I am reading Ezekiel. I believe God told me to read it, so I did. I keep reading it and wondering why God asked me to read it now. It is one of those books full of God telling Ezekiel to tell Israel what He is going to do because of their sin. Last night I read something that jumped off the page.
Ezekiel 20:10 says, "I acted out of who I was, not by how I felt..." (The Message) The verse goes on, but this was the part that jumped out at me. Do you know who is talking here? God! He was saying He didn't destroy Israel because of His promises, regardless of His feelings about their sins. He said this four times in this chapter. They worshipped idols, despised His laws, desecrated the Sabbath, offered their first born as sacrifices to idols, among other things.
They gave Him plenty of reasons to be angry. It doesn't say that God wasn't angry. He was! God still felt the anger. He didn't say being angry was wrong. The Scriptures say to not sin when angry. I have heard people say that anger is wrong. Well, if it is those people might need to tell that to God.
But God acted out of who He is not His feelings of anger. I'm a woman. I have emotions. Sometimes those emotions are out of whack. Sometimes they are overwhelming. Sometimes I let them rule me. Okay, maybe more than sometimes. But I can act out of who I am and not how I feel.
Who am I? God's workmanship - Ephesians 2:10, His child - John 1:12, chosen by God - Ephesians 1:4, a precious jewel - Malachi 3:17, a new creation - 2 Corinthians 5:17, and I am loved 1 John 3:3. I could go on and on.

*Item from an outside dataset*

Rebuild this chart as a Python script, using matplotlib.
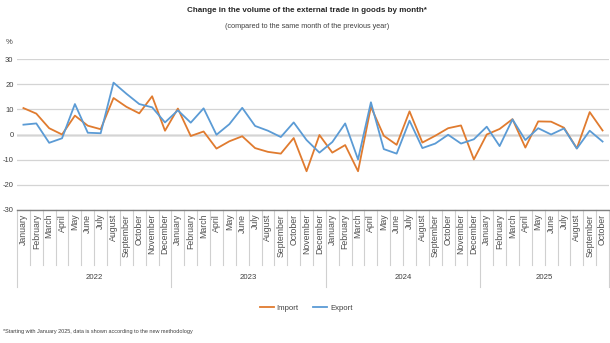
import matplotlib
matplotlib.use("Agg")
import matplotlib.pyplot as plt

# values (% change vs same month of previous year)
MONTHS = ["January", "February", "March", "April", "May", "June", "July",
          "August", "September", "October", "November", "December"]
YEARS = ["2022", "2023", "2024", "2025"]
MONTHS_PER_YEAR = [12, 12, 12, 10]

import_vals = [
    10.5, 8.3, 2.5, 0.0, 7.5, 3.5, 2.1, 14.5, 11.0, 8.4, 15.2, 1.5,
    10.3, -0.6, 1.2, -5.6, -2.7, -0.7, -5.4, -6.9, -7.6, -1.4, -14.6, -0.2,
    -7.2, -4.2, -14.6, 11.0, -0.5, -4.1, 9.2, -3.2, -0.5, 2.5, 3.6, -9.9,
    0.0, 2.2, 6.1, -5.2, 5.2, 5.1, 2.7, -5.5, 8.9, 1.6,
]
export_vals = [
    3.9, 4.4, -3.3, -1.5, 12.1, 0.7, 0.5, 20.6, 16.2, 12.1, 10.8, 4.8,
    9.6, 4.7, 10.4, -0.1, 4.1, 10.6, 3.4, 1.5, -1.0, 4.8, -2.2, -7.2,
    -3.0, 4.4, -9.9, 12.8, -5.8, -7.6, 5.5, -5.4, -3.6, -0.1, -3.6, -1.9,
    3.1, -4.6, 6.0, -2.2, 2.5, 0.0, 2.4, -5.6, 1.5, -2.8,
]

month_labels = []
for n in MONTHS_PER_YEAR:
    month_labels += MONTHS[:n]

FONT = ["Liberation Sans", "DejaVu Sans"]
TXT = "#404040"

fig = plt.figure(figsize=(6.10, 3.43), dpi=100)
ax = fig.add_axes([17 / 610, 1 - 210 / 343, 592 / 610, 151 / 343])

x = list(range(len(import_vals)))
ax.plot(x, import_vals, color="#E07B2F", lw=1.3, label="Import", zorder=3)
ax.plot(x, export_vals, color="#5B9BD5", lw=1.3, label="Export", zorder=3)

ax.set_ylim(-30, 30)
ax.set_xlim(-0.5, len(x) - 0.5)
ax.set_yticks(range(-30, 31, 10))
ax.set_yticklabels([str(v) for v in range(-30, 31, 10)], family=FONT,
                   fontsize=5.5, color=TXT)
ax.tick_params(axis="y", length=0, pad=2.5)
ax.grid(axis="y", color="#d4d4d4", lw=0.9, zorder=0)
ax.axhline(0, color="#8a8a8a", lw=1.0, zorder=1)
for s in ["left", "right", "top"]:
    ax.spines[s].set_visible(False)
ax.spines["bottom"].set_color("#7f7f7f")
ax.spines["bottom"].set_linewidth(1.0)

# month labels and separators under the axis
ax.set_xticks([])
tr = ax.get_xaxis_transform()
for i, m in enumerate(month_labels):
    ax.text(i, -0.025, m, rotation=90, ha="center", va="top", fontsize=6.3,
            family=FONT, color="#505050", transform=tr)
starts = [0]
for n in MONTHS_PER_YEAR:
    starts.append(starts[-1] + n)
for b in range(len(x) + 1):
    depth = -0.51 if b in starts else -0.365
    ax.plot([b - 0.5, b - 0.5], [0, depth], color="#d0d0d0", lw=0.8,
            transform=tr, clip_on=False)
for k, yr in enumerate(YEARS):
    mid = (starts[k] + starts[k + 1] - 1) / 2
    ax.text(mid, -0.445, yr, ha="center", va="center", fontsize=5.6,
            family=FONT, color=TXT, transform=tr)

fig.text(0.503, 1 - 10 / 343, "Change in the volume of the external trade in goods by month*",
         ha="center", va="center", fontsize=5.8, fontweight="bold",
         family=FONT, color="#262626")
fig.text(0.503, 1 - 27 / 343, "(compared to the same month of the previous year)",
         ha="center", va="center", fontsize=5.2, family=FONT, color=TXT)
fig.text(6 / 610, 1 - 43 / 343, "%", ha="left", va="center", fontsize=5.5,
         family=FONT, color=TXT)
fig.text(3 / 610, 1 - 331 / 343,
         "*Starting with January 2025, data is shown according to the new methodology",
         ha="left", va="center", fontsize=4.0, family=FONT, color=TXT)

leg = fig.legend(loc="center", bbox_to_anchor=(306 / 610, 1 - 308 / 343), ncol=2,
                 frameon=False, prop={"family": FONT, "size": 5.6},
                 handlelength=1.8, handletextpad=0.4, columnspacing=1.8)
for t in leg.get_texts():
    t.set_color(TXT)

fig.savefig("out.png", dpi=100, facecolor="white")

Well, I am annoyed with some people, really annoyed. I still feel angry at them. I wanted them to know I am angry. My passive aggressiveness wanted me to let them know. Then I remembered what I read last night, "I acted out of who I was, not how I felt..." So I decided I could react, let my emotions lead me, or I could act out of who I am. Am I still angry? Yes. Will I let myself react? I am trying really hard to learn the lesson I believe God showed me last night. I am trying to act out of who I am, not how I feel.